Rio de Janeiro-based Petrobras is studying a plan that would begin by extending pipelines in the southern half of the continent, Ildo Sauer, the company’s gas chief, said in an interview. A 50 million-cubic-meter-a-day pipeline, double the size of the Bolivia-Brazil gas pipeline, would be built starting in 2010 to link the region with Venezuelan gas fields.
By substituting natural gas for petroleum fuels used by industry and motor vehicles, and by using more biofuels such as ethanol, Petrobras and other Latin American oil companies can cut their countries’ energy bills and increase exports of higher-value crude oil and petroleum products, Sauer said.
“We envision an integrated pipeline system like those in North America and Europe,” Sauer said yesterday in his office at Petrobras headquarters. “By increasing our regional use of gas we can increase our exports of oil and substitute a cleaner and cheaper fuel for existing sources.”
The main trunk line of the pipeline network would eventually extend 5,000 kilometers (3,100 miles) pipeline from Guiria, Venezuela, near the country’s Marescal Sucre offshore gas field in the Caribbean, to Argentina, Venezuelan President Hugo Chavez and Brazilian President Luiz Inacio Lula da Silva said in a statement Jan. 18.
The entire system upgrade and expansion might cost as much as $20 billion, Sauer said.
The first part of the Venezuela-Brazil link, a pipeline between Guiria and Recife, Brazil, may begin carrying as much as 17 million cubic meters of gas a day by 2014 or 2015, Sauer said.
At Recife, the pipeline would join with Brazil’s northeastern system, which is in the process of being connected to Brazil’s main southern pipeline network.

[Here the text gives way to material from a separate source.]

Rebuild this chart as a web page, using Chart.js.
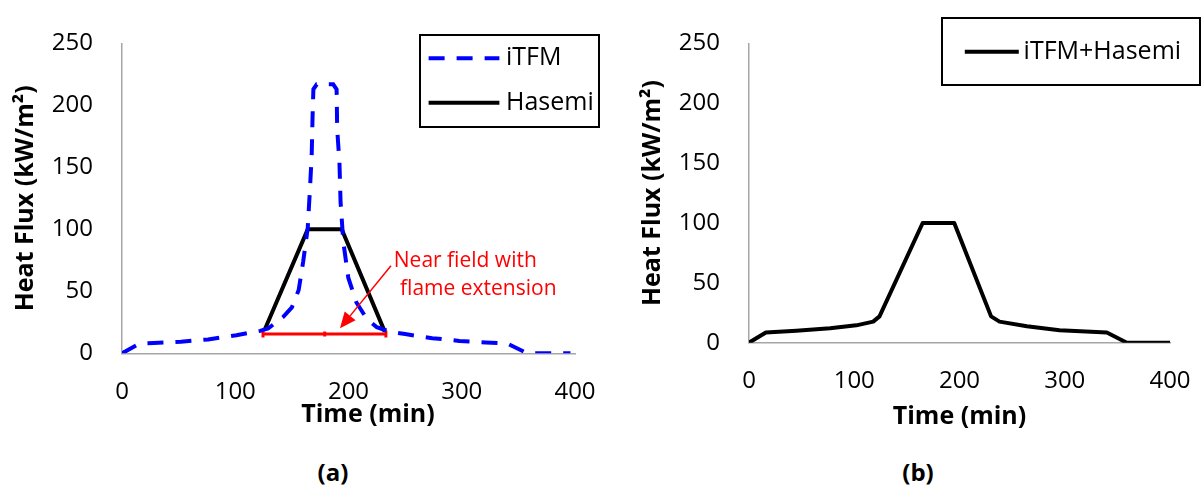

That network will be able to feed Venezuelan gas to Bolivia, Peru, Chile, Paraguay, Uruguay and Argentina, he said.
Gas in Argentina, Brazil, Peru and Bolivia may also be sent to different locations and the network used to reroute supplies when reserves in one country run low, he said.
Studies are far from complete, Sauer said, and will have to factor in rivers, mountains, environmental issues and rising costs.
In the past year, the cost of pipeline construction has doubled as Brazil expands its network and rising world energy prices place added demands on equipment suppliers, construction companies and pipe manufacturers, he said.